Obama’s paradox problem
By E.J. Dionne Jr., Published: August 31
Call it the Party-of-Government Paradox: If the nation’s capital looks dysfunctional, it will come back to hurt President Obama and the Democrats, even if the Republicans are primarily responsible for the dysfunction.
Then there is the Bipartisanship Paradox: No matter how far the president bends over backward to appeal to or appease the Republicans — no matter how nice, conciliatory, friendly or reasonable he tries to be — voters will judge him according to the results. And the evidence since 2009 is that accommodation won’t get Obama much anyway.
This creates the Election Paradox: Up to a point, Republicans in Congress can afford to let their own ratings fall well below the president’s, as long as they drag him further into negative territory. If the president’s ratings are poor next year, Democrats won’t be able to defeat enough Republicans to take back the House and hold the Senate. The GOP can win if the mood is terribly negative toward Washington because voters see Obama as the man in charge.

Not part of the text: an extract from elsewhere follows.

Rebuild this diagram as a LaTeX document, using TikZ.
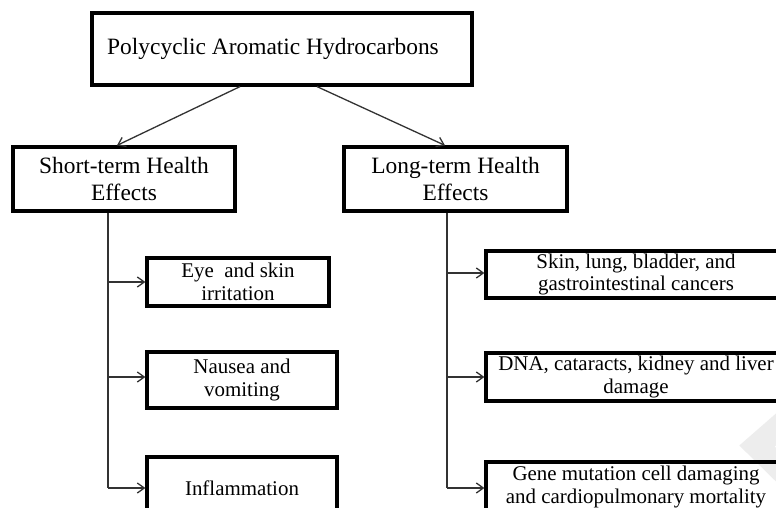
\documentclass[tikz,border=0pt]{standalone}
\usepackage{fontspec}
\setmainfont{Liberation Serif}
\usetikzlibrary{arrows.meta,calc}
\tikzset{
  parentbox/.style={draw=black, line width=3.2bp, rectangle, inner sep=0pt, align=center,
    font=\fontsize{23.5}{27}\selectfont},
  childbox/.style={draw=black, line width=3.2bp, rectangle, inner sep=0pt, align=center,
    font=\fontsize{21}{23}\selectfont},
  conn/.style={draw=black!80, line width=1.3bp},
  arr/.style={conn, -{Straight Barb[length=7bp,width=10bp,line width=1.3bp]}},
  wmark/.style={draw=black!7, line width=24bp, line join=miter}
}
\begin{document}
\begin{tikzpicture}[x=1bp,y=-1bp]
\useasboundingbox[fill=white] (0,0) rectangle (776,508);
\clip (0,0) rectangle (776,508);
% faint watermark
\draw[wmark] (812,398) -- (757,446) -- (812,500);
% nodes
\node[parentbox, minimum width=380bp, minimum height=72bp] (pah) at (282,49)
  {Polycyclic Aromatic Hydrocarbons\hspace*{18bp}};
\node[parentbox, minimum width=222bp, minimum height=64bp] (short) at (124,179)
  {Short-term Health\\Effects};
\node[parentbox, minimum width=223bp, minimum height=64bp] (long) at (455.5,179)
  {Long-term Health\\Effects};
\node[childbox, minimum width=182bp, minimum height=48bp] (eye) at (238,282)
  {Eye\ \ and skin\\irritation};
\node[childbox, minimum width=190bp, minimum height=56bp] (nausea) at (242,380)
  {Nausea and\\vomiting};
\node[childbox, minimum width=190bp, minimum height=62bp] (inflam) at (242,488)
  {Inflammation};
\node[childbox, minimum width=300bp, minimum height=47bp] (skin) at (636,274.5)
  {Skin, lung, bladder, and\\gastrointestinal cancers};
\node[childbox, minimum width=300bp, minimum height=48bp] (dna) at (636,377)
  {DNA, cataracts, kidney and liver\\damage};
\node[childbox, minimum width=300bp, minimum height=50bp] (gene) at (636,487)
  {Gene mutation cell damaging\\and cardiopulmonary mortality};
% top connectors
\draw[arr] ($(pah.south)+(-42,0)$) -- ($(short.north)+(-7,0)$);
\draw[arr] ($(pah.south)+(35,0)$) -- ($(long.north)+(-10.5,0)$);
% left trunk
\coordinate (st) at ($(short.south)+(-16,0)$);
\coordinate (nauseain) at ($(nausea.west)+(0,-3)$);
\draw[conn] (st) -- (st |- inflam.west);
\draw[arr] (st |- eye.west) -- (eye.west);
\draw[arr] (st |- nauseain) -- (nauseain);
\draw[arr] (st |- inflam.west) -- (inflam.west);
% right trunk
\coordinate (lt) at ($(long.south)+(-8.5,0)$);
\coordinate (skinin) at ($(skin.west)+(0,-1.5)$);
\coordinate (genein) at ($(gene.west)+(0,1)$);
\draw[conn] (lt) -- (lt |- genein);
\draw[arr] (lt |- skinin) -- (skinin);
\draw[arr] (lt |- dna.west) -- (dna.west);
\draw[arr] (lt |- genein) -- (genein);
\end{tikzpicture}
\end{document}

Obama’s central task is to break out of the three paradoxes, not just to get reelected but also to get anything done. Having tried conciliation, his only alternative is to build pressure on the Republicans. He needs to get them to act, or, failing that, to make clear who is responsible for Washington’s paralysis.
That’s why his coming speech on jobs has to describe a program that’s broad and imaginative enough to capture the public’s attention. The middle-of-the-road voters his advisers want to win back look first for chief executives to be strong, decisive and principled, not at how many millimeters they are from the political center.